Bridging the Language Gap: Synthetic Voice Diversity via Latent Mixup for Equitable Speech Recognition
Wesley Bian, Xiaofeng Lin, Guang Cheng
TL;DR
The paper tackles data scarcity and linguistic bias in automatic speech recognition by introducing LatentVoiceMix, a latent-space mixup approach within a style-encoder of a diffusion-based voice-conversion model. By mixing speaker timbres in the latent space while preserving linguistic content, the method expands acoustic diversity without collecting new data. Empirical results across Wolof, English, and multiple ASR architectures show consistent improvements in WER over traditional augmentation methods, with notable gains for low-resource languages and fairer multilingual performance.

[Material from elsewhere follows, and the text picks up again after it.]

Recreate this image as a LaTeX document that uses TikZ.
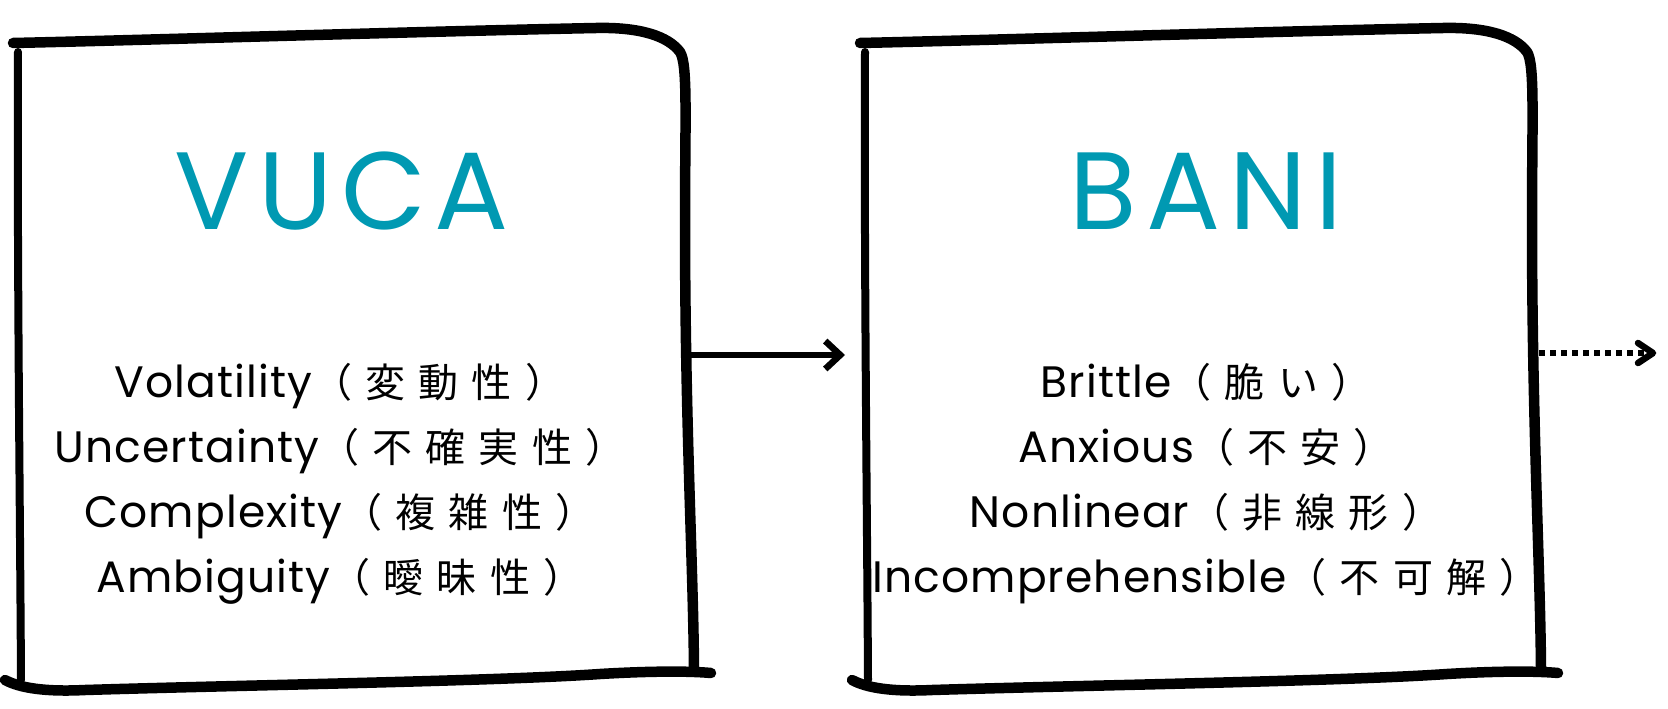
\documentclass[tikz,border=0pt]{standalone}
\usepackage{fontspec}
\setmainfont{Poppins}
\newfontfamily\latf[LetterSpace=2.5]{Poppins}
\newfontfamily\jpf[LetterSpace=33]{Noto Sans CJK JP}
\newfontfamily\ttlf[LetterSpace=8]{Poppins}
\usetikzlibrary{arrows.meta}
\definecolor{titleteal}{HTML}{0099B2}
\newcommand\entry[2]{{\latf #1}{\jpf\fontsize{40}{48}\selectfont （#2）}}
\tikzset{
  sketch/.style={line width=10.5pt, line cap=round, line join=round},
  sketchthin/.style={line width=8pt, line cap=round, line join=round},
  titletext/.style={anchor=base, inner sep=0pt, text=titleteal, font=\ttlf\fontsize{110}{120}\selectfont},
  listtext/.style={anchor=base, inner sep=0pt, font=\latf\fontsize{44}{60}\selectfont},
  chev/.style={-{Straight Barb[length=15pt,width=28pt,line width=6.5pt]}, line width=6.5pt}
}
\begin{document}
\begin{tikzpicture}[x=1pt,y=-1pt]
\useasboundingbox (0,0) rectangle (1668,709);
% box 1
\draw[sketch] (13,43) .. controls (150,40) and (400,32) .. (596,28)
  .. controls (640,27) and (668,36) .. (680,52)
  .. controls (688,64) and (685,120) .. (685,220)
  .. controls (685,420) and (693,560) .. (694,668);
\draw[sketchthin] (18,52) .. controls (17,250) and (20,500) .. (21,680);
\draw[sketch] (5,680) .. controls (20,688) and (45,692) .. (85,690)
  .. controls (250,685) and (500,681) .. (600,674)
  .. controls (650,671) and (690,671) .. (711,673);
% box 2
\draw[sketch] (860,43) .. controls (997,40) and (1247,32) .. (1443,28)
  .. controls (1487,27) and (1515,36) .. (1527,52)
  .. controls (1535,64) and (1532,120) .. (1532,220)
  .. controls (1532,420) and (1540,560) .. (1541,668);
\draw[sketchthin] (865,52) .. controls (864,250) and (867,500) .. (868,680);
\draw[sketch] (852,680) .. controls (867,688) and (892,692) .. (932,690)
  .. controls (1097,685) and (1347,681) .. (1447,674)
  .. controls (1497,671) and (1537,671) .. (1558,673);
% titles
\node[titletext] (vuca) at (342,229) {VUCA};
\node[titletext] (bani) at (1206,229) {BANI};
% lists
\node[listtext] (v1) at (340,397) {\entry{Volatility}{変動性}};
\node[listtext] (v2) at (340,462) {\entry{Uncertainty}{不確実性}};
\node[listtext] (v3) at (340,527) {\entry{Complexity}{複雑性}};
\node[listtext] (v4) at (340,592) {\entry{Ambiguity}{曖昧性}};
\node[listtext] (b1) at (1206,397) {\entry{Brittle}{脆い}};
\node[listtext] (b2) at (1206,462) {\entry{Anxious}{不安}};
\node[listtext] (b3) at (1206,527) {\entry{Nonlinear}{非線形}};
\node[listtext] (b4) at (1206,592) {\entry{Incomprehensible}{不可解}};
% arrows
\coordinate (a1s) at (690,355);
\coordinate (a1e) at (845,355);
\coordinate (a2s) at (1539,353);
\coordinate (a2e) at (1653,353);
\draw[chev] (a1s) -- (a1e);
\draw[line width=6.5pt, dash pattern=on 6pt off 5pt] (a2s) -- ([xshift=-5pt]a2e);
\draw[line width=6.5pt, line cap=round, line join=round] ([xshift=-15pt,yshift=-10pt]a2e) -- (a2e) -- ([xshift=-15pt,yshift=10pt]a2e);
\end{tikzpicture}
\end{document}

The analysis includes ablations and timbre-distribution studies, underscoring the method's effectiveness and its potential to broaden access to advanced speech technologies.
Abstract
Modern machine learning models for audio tasks often exhibit superior performance on English and other well-resourced languages, primarily due to the abundance of available training data. This disparity leads to an unfair performance gap for low-resource languages, where data collection is both challenging and costly. In this work, we introduce a novel data augmentation technique for speech corpora designed to mitigate this gap. Through comprehensive experiments, we demonstrate that our method significantly improves the performance of automatic speech recognition systems on low-resource languages. Furthermore, we show that our approach outperforms existing augmentation strategies, offering a practical solution for enhancing speech technology in underrepresented linguistic communities.